Aigus, âpres, dépouillés et saisissants, les dessins enchantés de Véronique Pastor voyagent entre lumières froides et dures ténèbres. Son espace est effervescent, incantatoire et magique. Tous les repères du visible sont mis en déroute, et l’insondable, toujours en éveil, noie les apparences.
Véronique Pastor ne cesse de créer des passerelles entre humanité et animalité, dans l’incertain combat de l’homme avec ses sources archaïques. Ce qui se crée vient d’avant le corps construit, dans le fracas silencieux de tous les attendus identitaires. Intense magma de pigments rares et de vie secrète. Eclairs de fragilité graphique.

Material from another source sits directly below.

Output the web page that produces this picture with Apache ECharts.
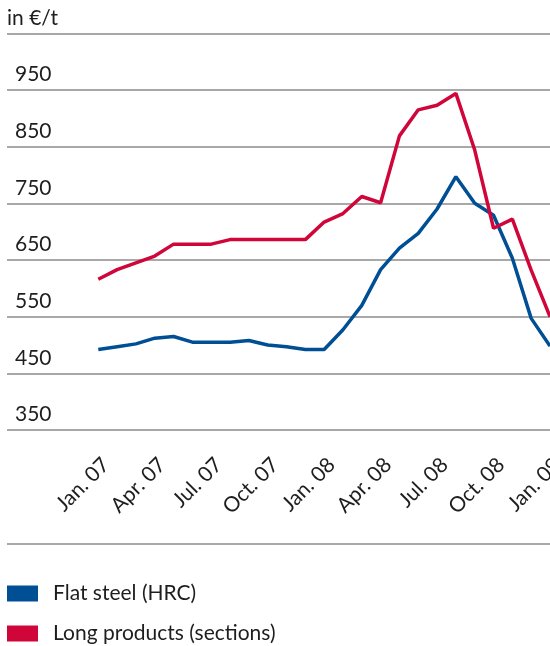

Véronique Pastor s’arrime à l’effarement miraculeux des premiers regards, quand l’imaginaire bouleversé épouse à vif les premiers chocs du monde. Elle ensemence le vide, libérant les enveloppes charnelles qui s’agitent au fond des espaces de la peau. Ainsi s’inventent, dans l’impensable et dans l’inconnu, d’inouïs dessins d’âme, déliés, aventureux, prodigieux et lointains. Cartographie aérienne et venteuse d’une intériorité poignante, implacable et comme ouverte au rasoir.
Tentatives ténues et sidérantes de fuir l’enfermement du corps par d’humaines transparences en constantes transformations. Fascinantes saisies de ces mouvances éphémères.

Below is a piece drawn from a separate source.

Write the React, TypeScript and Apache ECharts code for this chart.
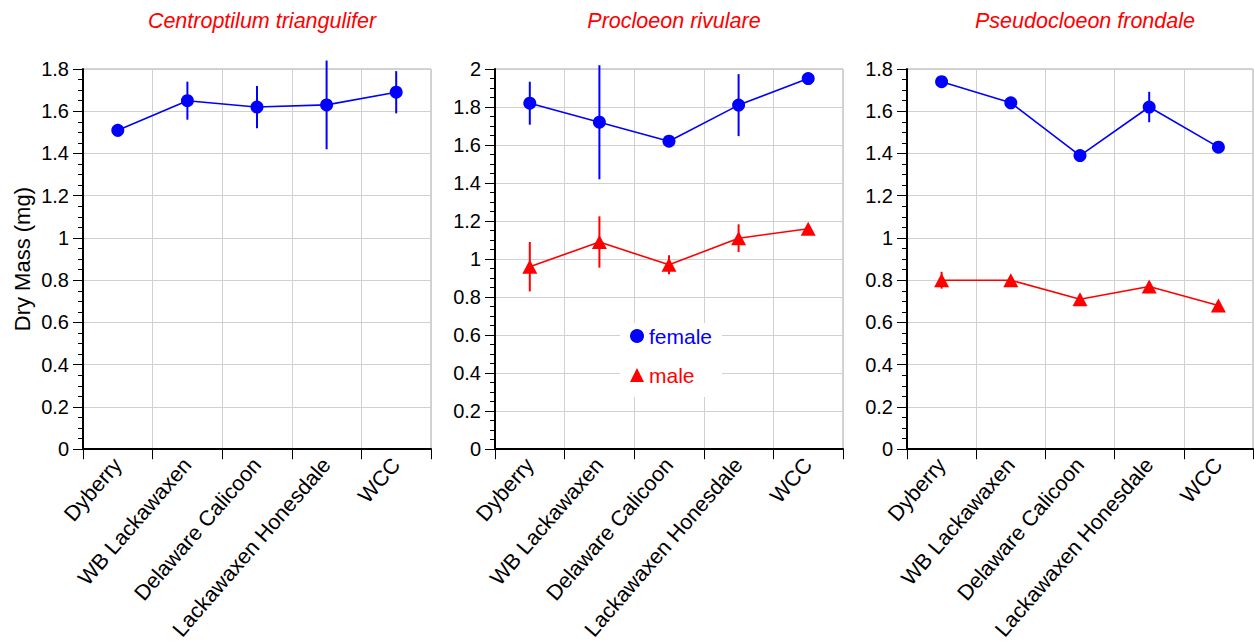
import React, { useEffect, useRef } from "react";
import * as echarts from "echarts";

// Sampling sites (x categories shared by all three panels)
const sites = ["Dyberry", "WB Lackawaxen", "Delaware Calicoon", "Lackawaxen Honesdale", "WCC"];

const speciesTitles = ["Centroptilum triangulifer", "Procloeon rivulare", "Pseudocloeon frondale"];

// Mean dry mass (mg) and standard error per site
const ctFemaleMean = [1.51, 1.65, 1.62, 1.63, 1.69];
const ctFemaleErr = [0.03, 0.09, 0.1, 0.21, 0.1];

const prFemaleMean = [1.82, 1.72, 1.62, 1.81, 1.95];
const prFemaleErr = [0.113, 0.3, 0.01, 0.163, 0.01];
const prMaleMean = [0.96, 1.09, 0.97, 1.11, 1.16];
const prMaleErr = [0.13, 0.135, 0.05, 0.073, 0.01];

const pfFemaleMean = [1.74, 1.64, 1.39, 1.62, 1.43];
const pfFemaleErr = [0.01, 0.01, 0.01, 0.072, 0.01];
const pfMaleMean = [0.8, 0.8, 0.71, 0.77, 0.68];
const pfMaleErr = [0.04, 0.01, 0.01, 0.01, 0.01];

const yMax = [1.8, 2, 1.8];

const BLUE = "#0000ff";
const RED = "#ff0000";
const FONT = "Liberation Sans, Arial, Helvetica, sans-serif";

const grids = [
  { left: 83, top: 69, width: 348, height: 381 },
  { left: 495, top: 69, width: 348, height: 381 },
  { left: 907, top: 69, width: 346, height: 381 },
];

function errorSeries(idx: number, mean: number[], err: number[], color: string) {
  return {
    type: "custom",
    xAxisIndex: idx,
    yAxisIndex: idx,
    clip: false,
    silent: true,
    data: mean.map((m, i) => [i, m, err[i]]),
    encode: { x: 0, y: 1 },
    renderItem: (params: any, api: any) => {
      const i = api.value(0);
      const m = api.value(1);
      const e = api.value(2);
      const lo = api.coord([i, m - e]);
      const hi = api.coord([i, m + e]);
      return {
        type: "line",
        shape: { x1: lo[0], y1: lo[1], x2: hi[0], y2: hi[1] },
        style: { stroke: color, lineWidth: 2 },
      };
    },
    z: 2,
  };
}

function lineSeries(idx: number, name: string, mean: number[], color: string, symbol: string) {
  return {
    type: "line",
    name,
    xAxisIndex: idx,
    yAxisIndex: idx,
    data: mean,
    symbol,
    symbolSize: symbol === "circle" ? 13 : [15, 14],
    showAllSymbol: true,
    lineStyle: { color, width: 1.6 },
    itemStyle: { color },
    z: 3,
  };
}

export default function App() {
  const ref = useRef<HTMLDivElement>(null);

  useEffect(() => {
    if (!ref.current) return;
    const chart = echarts.init(ref.current, null, { renderer: "svg" });

    const xAxis = grids.map((_, i) => ({
      type: "category",
      gridIndex: i,
      data: sites,
      boundaryGap: true,
      axisLine: { lineStyle: { color: "#000", width: 2 } },
      axisTick: { show: true, length: 10, lineStyle: { color: "#000" }, interval: 0 },
      axisLabel: { rotate: 49, interval: 0, margin: 12, fontSize: 21.5, color: "#000", fontFamily: FONT },
      splitLine: { show: true, interval: 0, lineStyle: { color: "#d0d0d0", width: 1 } },
    }));

    const yAxis = grids.map((_, i) => ({
      type: "value",
      gridIndex: i,
      min: 0,
      max: yMax[i],
      interval: 0.2,
      name: i === 0 ? "Dry Mass (mg)" : "",
      nameLocation: "middle",
      nameGap: 50,
      nameTextStyle: { fontSize: 22, color: "#000", fontFamily: FONT },
      axisLine: { show: true, lineStyle: { color: "#000", width: 2 } },
      axisTick: { show: true, length: 10, lineStyle: { color: "#000" } },
      minorTick: { show: true, splitNumber: 4, length: 5, lineStyle: { color: "#000" } },
      axisLabel: { margin: 14, fontSize: 20, color: "#000", fontFamily: FONT },
      splitLine: { show: true, lineStyle: { color: "#d0d0d0", width: 1 } },
    }));

    const titles = grids.map((g, i) => ({
      text: speciesTitles[i],
      left: g.left + g.width / 2,
      top: 5,
      textAlign: "center",
      textStyle: { color: RED, fontStyle: "italic", fontWeight: "normal", fontSize: 21.5, fontFamily: FONT },
    }));

    chart.setOption({
      animation: false,
      backgroundColor: "#fff",
      title: titles,
      grid: grids.map((g) => ({ ...g, show: true, borderColor: "#a8a8a8", borderWidth: 1, backgroundColor: "transparent" })),
      legend: {
        orient: "vertical",
        left: 620,
        top: 323,
        padding: [2, 10, 11, 10],
        backgroundColor: "#fff",
        itemWidth: 14,
        itemHeight: 14,
        itemGap: 17,
        selectedMode: false,
        textStyle: { fontSize: 21, fontFamily: FONT, lineHeight: 22 },
        data: [
          { name: "female", icon: "circle", textStyle: { color: BLUE } },
          { name: "male", icon: "triangle", textStyle: { color: RED } },
        ],
        z: 10,
      },
      xAxis,
      yAxis,
      series: [
        errorSeries(0, ctFemaleMean, ctFemaleErr, BLUE),
        lineSeries(0, "female", ctFemaleMean, BLUE, "circle"),
        errorSeries(1, prFemaleMean, prFemaleErr, BLUE),
        errorSeries(1, prMaleMean, prMaleErr, RED),
        lineSeries(1, "female", prFemaleMean, BLUE, "circle"),
        lineSeries(1, "male", prMaleMean, RED, "triangle"),
        errorSeries(2, pfFemaleMean, pfFemaleErr, BLUE),
        errorSeries(2, pfMaleMean, pfMaleErr, RED),
        lineSeries(2, "female", pfFemaleMean, BLUE, "circle"),
        lineSeries(2, "male", pfMaleMean, RED, "triangle"),
      ],
    });

    return () => chart.dispose();
  }, []);

  return (
    <div
      ref={ref}
      style={{ position: "fixed", left: 0, top: 0, width: 1254, height: 643, background: "#fff" }}
    />
  );
}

Véronique Pastor crée de fabuleux archipels charnels, au cœur disséminé, éparpillé et vagabond. Elle invente une foultitude de trames plurielles, de situations décalées, d’entités bigarrées, et d’humaines architectures fantasmées. Sous le dessin qui surgit, hétérogène et somptueux, couve une infinité d’autres traces, infimes et enfouies, toutes chargées d’impensable rêverie corporelle. On traverse aisément du regard ces poussières d’êtres fantomatiques et lacunaires, toujours secoués d’absence. Ce sont corps d’humanité fragile, et dans l’extrême tension des noirs et des blancs, l’énigme de l’existence est leur territoire d’exode.
Parfois, rarement, un bleu d’outre-rêve s’arrache à l’opacité.
Parfois, rarement, de fines couleurs, en flaques intimes, incantent nos miroirs.